Même s’ils diminuent d’intensité, les affrontements entre adolescents et forces de police dans plusieurs villes de la Grèce risquent finalement de faire de nombreux émules dans les autres capitales européennes. Notamment en France. Moins pour les actions violentes qui résultent d’une tradition spécifique d’anarcho-syndicalisme au sein des mouvements estudiantins grecs – phénomène nettement moins répandu dans l’Hexagone – que pour la dimension hautement symbolique qui émane des protestations de ces lycéens et jeunes universitaires : désormais « habillés en blanc pour se distinguer des autres » – des casseurs -, ces manifestants réclament « compréhension » et « attention ». A ce titre, la vive émotion suscitée par la mort tragique du jeune Alexandros s’accompagne d’une réelle lassitude de la jeune bourgeoisie hellène devant les incapacités récurrentes d’une société politique et civile grecque, jugée inapte à réformer un modèle devenu archaïque. Des critiques qui visent, par surcroît, un personnel politique décrit par la population comme aussi « notoirement incompétent que corrompu » et littéralement rivé au pouvoir depuis des décennies. Avec en outre, en toile de fond, un drapeau européen et une crise économique où les promesses pourtant étoilées du premier sont venues se briser sur les douloureux écueils de la seconde. Autant de signaux à ne pas négliger. Athènes n’est certes pas l’Europe. Elle en est pourtant le berceau.

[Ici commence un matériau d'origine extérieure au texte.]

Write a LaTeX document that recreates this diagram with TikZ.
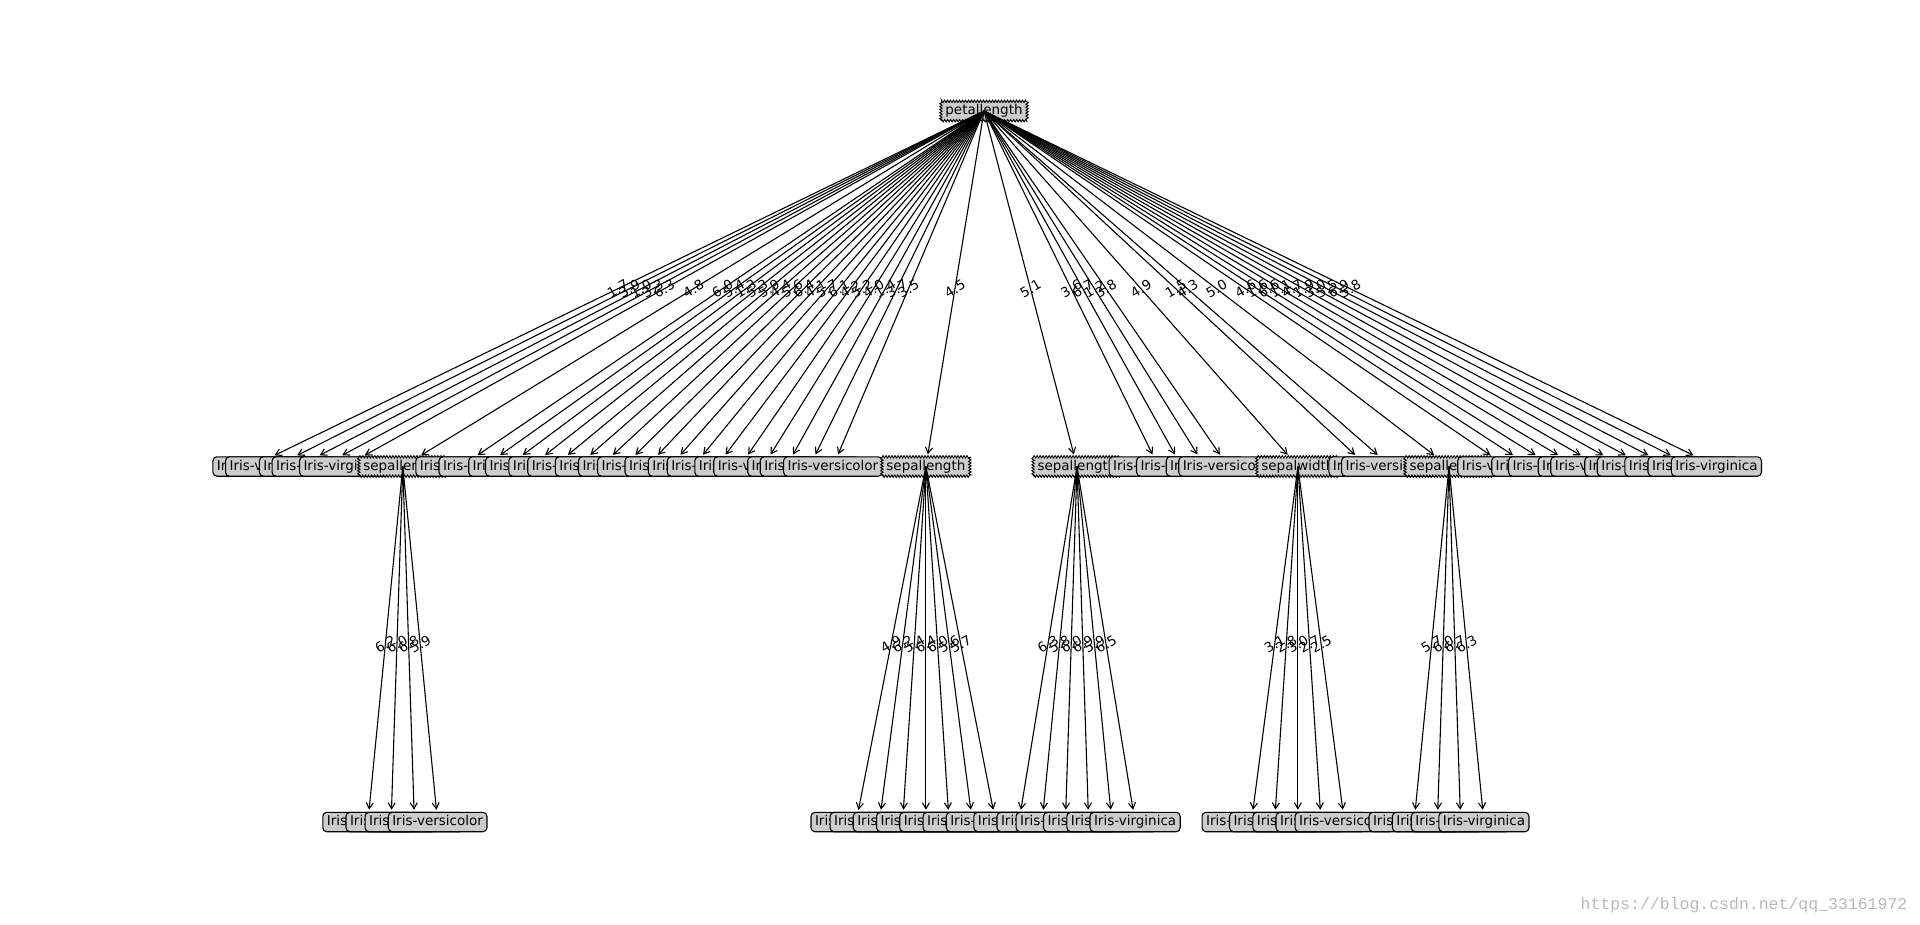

Crise financière, crise économique, crise sociale… crise identitaire. Un processus inexorable dans l’enchaînement de ses multiples conséquences et susceptible de « libérer » des milliers de jeunes de leurs allégeances traditionnelles : celles d’un « contrat d’obéissance » qui se rompt lorsque le pouvoir n’est plus en mesure de garantir le cadre rassurant d’une existence sur le moyen terme. Dans son texte « Malaise dans la civilisation », Sigmund Freud parle de cette « communauté de droit » consécutive à l’abandon imposé par contrat à la violence inhérente à tout être humain : des « compensations et des bénéfices » sont obtenus en échange de la contrainte et du renoncement de l’individu aux accomplissements de la violence pulsionnelle. Loin d’être des anarchistes ou des « politiquement manipulés », aux lycéens français qui manifestent à Paris comme en province sont venus s’adjoindre les étudiants des IUT, pourtant soucieux par leur engagement dans ce type de formations professionalisantes, de trouver un emploi aussi rapidement que possible, sinon de « travailler plus pour gagner plus ». Seront-ils eux aussi « compris et entendus »?
On peut toujours se féliciter de la proposition de Xavier Darcos, de vouloir désormais enseigner l’économie et la vie des entreprises à partir de la classe de seconde : mais quid des distorsions prévisibles entre le cours théorique et les réalités quotidiennes ? Osera-t-on jamais faire l’exégèse pédagogique de la formule employée par la Ministre des finances au sujet du déficit abyssal – plus de 40 milliards d’euros – de notre commerce extérieur : « Peut mieux faire » ? Quelles leçons de Sciences politiques – le Gouvernement de la Cité pour demeurer dans l’atmosphère athénienne – nos chères « têtes blondes » vont-elles également tirer à la vue de ministres qui se jalousent et s’invectivent pour des emplacements géographiques de bureaux, d’autres qui refusent de fulgurantes promotions pour un trajet de TGV, d’autres encore qui préfèrent renier leurs engagements humanitaires pour d’oscillantes considérations de « realpolitik » ? Sans parler d’une opposition qui renoue avec des pratiques quasi staliniennes de l’exclusion: autant de grains à moudre pour une jeunesse déjà passablement secouée par de faibles perspectives d’avenir.
« L’homme civilisé, tentait d’expliquer le fondateur de la psychanalyse, a fait l’échange d’une part de bonheur contre une part de sécurité ». En ces temps où l’un comme l’autre sont directement menacés, prenons garde aux conditions du « pacte », afin que celui-ci ne soit pas perçu comme un marché de dupes.